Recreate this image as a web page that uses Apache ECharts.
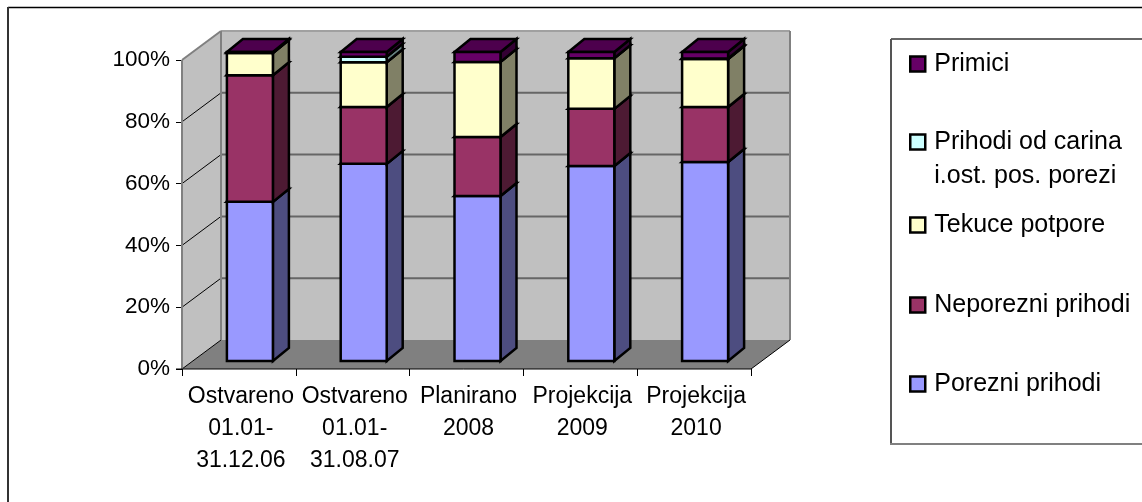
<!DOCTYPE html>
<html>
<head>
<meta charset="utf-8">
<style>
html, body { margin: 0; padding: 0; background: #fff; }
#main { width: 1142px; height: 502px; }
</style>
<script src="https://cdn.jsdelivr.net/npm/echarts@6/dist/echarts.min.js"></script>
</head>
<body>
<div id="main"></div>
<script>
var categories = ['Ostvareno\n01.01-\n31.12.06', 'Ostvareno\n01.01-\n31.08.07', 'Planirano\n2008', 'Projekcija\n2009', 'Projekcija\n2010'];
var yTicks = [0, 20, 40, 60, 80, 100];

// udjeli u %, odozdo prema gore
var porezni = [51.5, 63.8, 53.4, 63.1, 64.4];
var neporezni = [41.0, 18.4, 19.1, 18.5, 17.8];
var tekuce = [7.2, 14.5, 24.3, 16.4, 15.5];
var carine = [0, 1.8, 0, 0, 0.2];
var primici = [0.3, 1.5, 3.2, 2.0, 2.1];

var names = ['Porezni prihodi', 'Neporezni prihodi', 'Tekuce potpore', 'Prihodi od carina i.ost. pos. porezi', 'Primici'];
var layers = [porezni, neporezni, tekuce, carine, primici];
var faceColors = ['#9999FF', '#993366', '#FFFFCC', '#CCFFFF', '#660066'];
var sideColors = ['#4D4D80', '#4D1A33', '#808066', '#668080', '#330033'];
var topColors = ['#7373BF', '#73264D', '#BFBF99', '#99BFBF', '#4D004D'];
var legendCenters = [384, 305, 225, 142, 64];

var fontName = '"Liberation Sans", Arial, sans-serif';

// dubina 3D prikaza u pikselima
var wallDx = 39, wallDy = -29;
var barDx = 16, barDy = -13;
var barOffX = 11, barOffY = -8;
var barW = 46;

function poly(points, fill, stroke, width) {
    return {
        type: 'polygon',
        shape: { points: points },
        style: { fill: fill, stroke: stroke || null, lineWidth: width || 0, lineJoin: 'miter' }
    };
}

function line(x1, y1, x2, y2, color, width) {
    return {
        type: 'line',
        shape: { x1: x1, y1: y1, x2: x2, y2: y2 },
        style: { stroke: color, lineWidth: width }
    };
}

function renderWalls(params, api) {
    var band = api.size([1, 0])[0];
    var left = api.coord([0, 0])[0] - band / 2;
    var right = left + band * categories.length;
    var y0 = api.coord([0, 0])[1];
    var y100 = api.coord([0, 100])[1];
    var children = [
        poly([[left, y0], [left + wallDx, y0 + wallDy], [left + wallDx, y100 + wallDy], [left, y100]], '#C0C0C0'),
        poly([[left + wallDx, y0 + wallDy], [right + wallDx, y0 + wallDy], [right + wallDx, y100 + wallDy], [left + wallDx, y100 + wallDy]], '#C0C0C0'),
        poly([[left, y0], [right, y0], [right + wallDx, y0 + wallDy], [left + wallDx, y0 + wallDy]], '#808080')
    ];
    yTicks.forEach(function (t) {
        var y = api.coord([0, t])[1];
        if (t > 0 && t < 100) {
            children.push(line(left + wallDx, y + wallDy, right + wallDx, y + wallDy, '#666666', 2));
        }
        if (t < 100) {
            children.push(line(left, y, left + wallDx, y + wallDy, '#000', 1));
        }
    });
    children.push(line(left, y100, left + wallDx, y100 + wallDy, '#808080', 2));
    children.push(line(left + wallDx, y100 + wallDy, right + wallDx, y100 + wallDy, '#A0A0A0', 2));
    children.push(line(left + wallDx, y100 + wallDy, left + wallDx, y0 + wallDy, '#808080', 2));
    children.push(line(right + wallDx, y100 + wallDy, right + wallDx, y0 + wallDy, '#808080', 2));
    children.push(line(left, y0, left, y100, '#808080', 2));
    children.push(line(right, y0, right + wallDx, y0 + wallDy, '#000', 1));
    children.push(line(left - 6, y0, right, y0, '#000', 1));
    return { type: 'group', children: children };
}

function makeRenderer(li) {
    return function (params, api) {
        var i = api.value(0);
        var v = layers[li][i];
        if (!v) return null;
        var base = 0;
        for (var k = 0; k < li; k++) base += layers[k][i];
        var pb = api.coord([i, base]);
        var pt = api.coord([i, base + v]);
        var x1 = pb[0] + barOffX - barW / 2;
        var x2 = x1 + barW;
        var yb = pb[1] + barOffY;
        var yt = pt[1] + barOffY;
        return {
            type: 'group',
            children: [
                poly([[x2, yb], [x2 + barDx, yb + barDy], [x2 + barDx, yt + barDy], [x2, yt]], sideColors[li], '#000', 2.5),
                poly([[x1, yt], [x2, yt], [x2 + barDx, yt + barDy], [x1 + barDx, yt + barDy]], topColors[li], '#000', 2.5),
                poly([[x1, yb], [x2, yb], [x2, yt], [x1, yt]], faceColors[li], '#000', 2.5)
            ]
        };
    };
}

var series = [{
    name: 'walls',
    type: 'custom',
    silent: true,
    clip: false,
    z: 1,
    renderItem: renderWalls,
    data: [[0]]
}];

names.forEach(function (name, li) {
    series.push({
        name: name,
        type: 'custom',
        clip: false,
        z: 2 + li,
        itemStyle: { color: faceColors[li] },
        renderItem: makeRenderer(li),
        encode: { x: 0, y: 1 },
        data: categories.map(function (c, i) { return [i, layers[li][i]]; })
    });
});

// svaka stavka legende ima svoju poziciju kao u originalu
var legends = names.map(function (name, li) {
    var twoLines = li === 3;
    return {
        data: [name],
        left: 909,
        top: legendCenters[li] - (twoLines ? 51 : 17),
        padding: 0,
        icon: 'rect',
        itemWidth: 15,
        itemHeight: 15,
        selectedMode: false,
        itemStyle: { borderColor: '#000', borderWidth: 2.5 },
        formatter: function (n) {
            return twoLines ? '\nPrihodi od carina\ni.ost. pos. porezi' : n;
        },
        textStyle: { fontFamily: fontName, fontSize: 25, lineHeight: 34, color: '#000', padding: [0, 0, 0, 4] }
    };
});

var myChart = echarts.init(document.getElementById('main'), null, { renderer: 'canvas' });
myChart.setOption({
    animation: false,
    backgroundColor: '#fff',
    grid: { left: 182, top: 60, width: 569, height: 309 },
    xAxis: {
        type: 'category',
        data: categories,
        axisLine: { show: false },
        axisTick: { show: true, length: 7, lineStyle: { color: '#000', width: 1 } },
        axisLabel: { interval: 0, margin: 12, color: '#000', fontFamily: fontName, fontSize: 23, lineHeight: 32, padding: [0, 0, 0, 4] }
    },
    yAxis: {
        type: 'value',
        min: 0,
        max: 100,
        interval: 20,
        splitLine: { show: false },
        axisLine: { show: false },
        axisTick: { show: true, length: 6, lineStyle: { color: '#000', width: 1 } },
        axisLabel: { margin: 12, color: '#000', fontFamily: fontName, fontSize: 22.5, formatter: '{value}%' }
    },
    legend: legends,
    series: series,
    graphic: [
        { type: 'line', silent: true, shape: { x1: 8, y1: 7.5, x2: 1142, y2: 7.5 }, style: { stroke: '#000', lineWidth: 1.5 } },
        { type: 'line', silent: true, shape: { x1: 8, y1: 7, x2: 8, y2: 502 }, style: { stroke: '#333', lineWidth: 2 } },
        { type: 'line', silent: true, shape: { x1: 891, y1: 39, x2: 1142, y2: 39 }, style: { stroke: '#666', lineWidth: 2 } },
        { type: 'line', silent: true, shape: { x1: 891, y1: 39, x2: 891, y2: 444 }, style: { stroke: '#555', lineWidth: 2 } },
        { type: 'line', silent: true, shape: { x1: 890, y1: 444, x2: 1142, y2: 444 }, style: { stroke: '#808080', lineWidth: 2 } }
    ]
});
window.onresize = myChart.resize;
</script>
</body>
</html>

- **Stated problem**: Transcribe all of the material exactly, leaving out whatever pictures it contains.

- **Response to this exercise**:
Recreate this image as a web page that uses Apache ECharts.
<!DOCTYPE html>
<html>
<head>
<meta charset="utf-8">
<style>
html, body { margin: 0; padding: 0; background: #fff; }
#main { width: 1142px; height: 502px; }
</style>
<script src="https://cdn.jsdelivr.net/npm/echarts@6/dist/echarts.min.js"></script>
</head>
<body>
<div id="main"></div>
<script>
var categories = ['Ostvareno\n01.01-\n31.12.06', 'Ostvareno\n01.01-\n31.08.07', 'Planirano\n2008', 'Projekcija\n2009', 'Projekcija\n2010'];
var yTicks = [0, 20, 40, 60, 80, 100];

// udjeli u %, odozdo prema gore
var porezni = [51.5, 63.8, 53.4, 63.1, 64.4];
var neporezni = [41.0, 18.4, 19.1, 18.5, 17.8];
var tekuce = [7.2, 14.5, 24.3, 16.4, 15.5];
var carine = [0, 1.8, 0, 0, 0.2];
var primici = [0.3, 1.5, 3.2, 2.0, 2.1];

var names = ['Porezni prihodi', 'Neporezni prihodi', 'Tekuce potpore', 'Prihodi od carina i.ost. pos. porezi', 'Primici'];
var layers = [porezni, neporezni, tekuce, carine, primici];
var faceColors = ['#9999FF', '#993366', '#FFFFCC', '#CCFFFF', '#660066'];
var sideColors = ['#4D4D80', '#4D1A33', '#808066', '#668080', '#330033'];
var topColors = ['#7373BF', '#73264D', '#BFBF99', '#99BFBF', '#4D004D'];
var legendCenters = [384, 305, 225, 142, 64];

var fontName = '"Liberation Sans", Arial, sans-serif';

// dubina 3D prikaza u pikselima
var wallDx = 39, wallDy = -29;
var barDx = 16, barDy = -13;
var barOffX = 11, barOffY = -8;
var barW = 46;

function poly(points, fill, stroke, width) {
    return {
        type: 'polygon',
        shape: { points: points },
        style: { fill: fill, stroke: stroke || null, lineWidth: width || 0, lineJoin: 'miter' }
    };
}

function line(x1, y1, x2, y2, color, width) {
    return {
        type: 'line',
        shape: { x1: x1, y1: y1, x2: x2, y2: y2 },
        style: { stroke: color, lineWidth: width }
    };
}

function renderWalls(params, api) {
    var band = api.size([1, 0])[0];
    var left = api.coord([0, 0])[0] - band / 2;
    var right = left + band * categories.length;
    var y0 = api.coord([0, 0])[1];
    var y100 = api.coord([0, 100])[1];
    var children = [
        poly([[left, y0], [left + wallDx, y0 + wallDy], [left + wallDx, y100 + wallDy], [left, y100]], '#C0C0C0'),
        poly([[left + wallDx, y0 + wallDy], [right + wallDx, y0 + wallDy], [right + wallDx, y100 + wallDy], [left + wallDx, y100 + wallDy]], '#C0C0C0'),
        poly([[left, y0], [right, y0], [right + wallDx, y0 + wallDy], [left + wallDx, y0 + wallDy]], '#808080')
    ];
    yTicks.forEach(function (t) {
        var y = api.coord([0, t])[1];
        if (t > 0 && t < 100) {
            children.push(line(left + wallDx, y + wallDy, right + wallDx, y + wallDy, '#666666', 2));
        }
        if (t < 100) {
            children.push(line(left, y, left + wallDx, y + wallDy, '#000', 1));
        }
    });
    children.push(line(left, y100, left + wallDx, y100 + wallDy, '#808080', 2));
    children.push(line(left + wallDx, y100 + wallDy, right + wallDx, y100 + wallDy, '#A0A0A0', 2));
    children.push(line(left + wallDx, y100 + wallDy, left + wallDx, y0 + wallDy, '#808080', 2));
    children.push(line(right + wallDx, y100 + wallDy, right + wallDx, y0 + wallDy, '#808080', 2));
    children.push(line(left, y0, left, y100, '#808080', 2));
    children.push(line(right, y0, right + wallDx, y0 + wallDy, '#000', 1));
    children.push(line(left - 6, y0, right, y0, '#000', 1));
    return { type: 'group', children: children };
}

function makeRenderer(li) {
    return function (params, api) {
        var i = api.value(0);
        var v = layers[li][i];
        if (!v) return null;
        var base = 0;
        for (var k = 0; k < li; k++) base += layers[k][i];
        var pb = api.coord([i, base]);
        var pt = api.coord([i, base + v]);
        var x1 = pb[0] + barOffX - barW / 2;
        var x2 = x1 + barW;
        var yb = pb[1] + barOffY;
        var yt = pt[1] + barOffY;
        return {
            type: 'group',
            children: [
                poly([[x2, yb], [x2 + barDx, yb + barDy], [x2 + barDx, yt + barDy], [x2, yt]], sideColors[li], '#000', 2.5),
                poly([[x1, yt], [x2, yt], [x2 + barDx, yt + barDy], [x1 + barDx, yt + barDy]], topColors[li], '#000', 2.5),
                poly([[x1, yb], [x2, yb], [x2, yt], [x1, yt]], faceColors[li], '#000', 2.5)
            ]
        };
    };
}

var series = [{
    name: 'walls',
    type: 'custom',
    silent: true,
    clip: false,
    z: 1,
    renderItem: renderWalls,
    data: [[0]]
}];

names.forEach(function (name, li) {
    series.push({
        name: name,
        type: 'custom',
        clip: false,
        z: 2 + li,
        itemStyle: { color: faceColors[li] },
        renderItem: makeRenderer(li),
        encode: { x: 0, y: 1 },
        data: categories.map(function (c, i) { return [i, layers[li][i]]; })
    });
});

// svaka stavka legende ima svoju poziciju kao u originalu
var legends = names.map(function (name, li) {
    var twoLines = li === 3;
    return {
        data: [name],
        left: 909,
        top: legendCenters[li] - (twoLines ? 51 : 17),
        padding: 0,
        icon: 'rect',
        itemWidth: 15,
        itemHeight: 15,
        selectedMode: false,
        itemStyle: { borderColor: '#000', borderWidth: 2.5 },
        formatter: function (n) {
            return twoLines ? '\nPrihodi od carina\ni.ost. pos. porezi' : n;
        },
        textStyle: { fontFamily: fontName, fontSize: 25, lineHeight: 34, color: '#000', padding: [0, 0, 0, 4] }
    };
});

var myChart = echarts.init(document.getElementById('main'), null, { renderer: 'canvas' });
myChart.setOption({
    animation: false,
    backgroundColor: '#fff',
    grid: { left: 182, top: 60, width: 569, height: 309 },
    xAxis: {
        type: 'category',
        data: categories,
        axisLine: { show: false },
        axisTick: { show: true, length: 7, lineStyle: { color: '#000', width: 1 } },
        axisLabel: { interval: 0, margin: 12, color: '#000', fontFamily: fontName, fontSize: 23, lineHeight: 32, padding: [0, 0, 0, 4] }
    },
    yAxis: {
        type: 'value',
        min: 0,
        max: 100,
        interval: 20,
        splitLine: { show: false },
        axisLine: { show: false },
        axisTick: { show: true, length: 6, lineStyle: { color: '#000', width: 1 } },
        axisLabel: { margin: 12, color: '#000', fontFamily: fontName, fontSize: 22.5, formatter: '{value}%' }
    },
    legend: legends,
    series: series,
    graphic: [
        { type: 'line', silent: true, shape: { x1: 8, y1: 7.5, x2: 1142, y2: 7.5 }, style: { stroke: '#000', lineWidth: 1.5 } },
        { type: 'line', silent: true, shape: { x1: 8, y1: 7, x2: 8, y2: 502 }, style: { stroke: '#333', lineWidth: 2 } },
        { type: 'line', silent: true, shape: { x1: 891, y1: 39, x2: 1142, y2: 39 }, style: { stroke: '#666', lineWidth: 2 } },
        { type: 'line', silent: true, shape: { x1: 891, y1: 39, x2: 891, y2: 444 }, style: { stroke: '#555', lineWidth: 2 } },
        { type: 'line', silent: true, shape: { x1: 890, y1: 444, x2: 1142, y2: 444 }, style: { stroke: '#808080', lineWidth: 2 } }
    ]
});
window.onresize = myChart.resize;
</script>
</body>
</html>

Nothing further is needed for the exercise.